3:30pm | STANDING ABOVE THE CLOUDS | 82 Minutes | English | 2024
Director: Jalena Keane-Lee
STANDING ABOVE THE CLOUDS follows the largest political movement in modern Hawaiian history, and the indigenous women leaders who have successfully sustained it since 2010. At the center of the global movement are Pua Case and her two daughters Hāwane Rios and Kapulei Flores. They are joined by Mehana Kihoi and Leinaʻala Sleightholm who have changed their families’ lives by joining the movement. All three families have put their bodies on the line, faced arrest standing off with police, and testified as key petitioners suing the State of Hawaiʻi to prevent the building of the world's largest telescope on their sacred mountain. Through the lens of mothers and daughters, our film explores intergenerational healing and the social and emotional labor of retaining ancient ceremonies in a rapidly modernizing world. With the fate of the telescope still to be decided, the film shows that victory is in the perseverance of a movement and the intergenerational healing found in this sisterhood.

Playing with 
THE QUEEN’S FLOWERS | 12 Minutes | English | 2024
Director: Ciara Lacy
A magical take on a true story, THE QUEEN’S FLOWERS is an animated short adventure for kids that follows Emma, a native Hawaiian girl in 1915 Honolulu, as she makes a special gift for the last monarch of Hawaiʻi, Queen Liliʻuokalani.

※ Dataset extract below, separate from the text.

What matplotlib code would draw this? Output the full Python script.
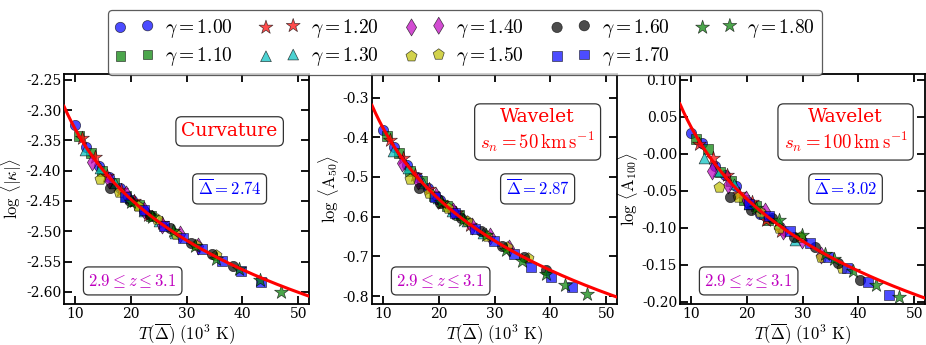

 6:00pm |  MOLOKAʻI BOUND | 112 Minutes | English & Hawaiian (ʻŌlelo Hawaiʻi) | 2024
Director: Alika Tengan
After years of incarceration, Kainoa De Silva, a wayward Hawaiian man, is released on parole and committed to reconnecting with his family. Most important to Kainoa is rebuilding a relationship with his adolescent son, Jonathan. But acclimating to a normal life in Hawai‘i is harder than it seems. While working to get back on his own feet, Kainoa must contend with pressures from old friends and relatives. In response he tends to do all the wrong things for the right reasons. In trying to prove himself worthy of his family and his native heritage, Kainoa’s journey is a story of both reconciliation and redemption.


 Food and beverages will be available for purchase in the McCoy Studio Courtyard.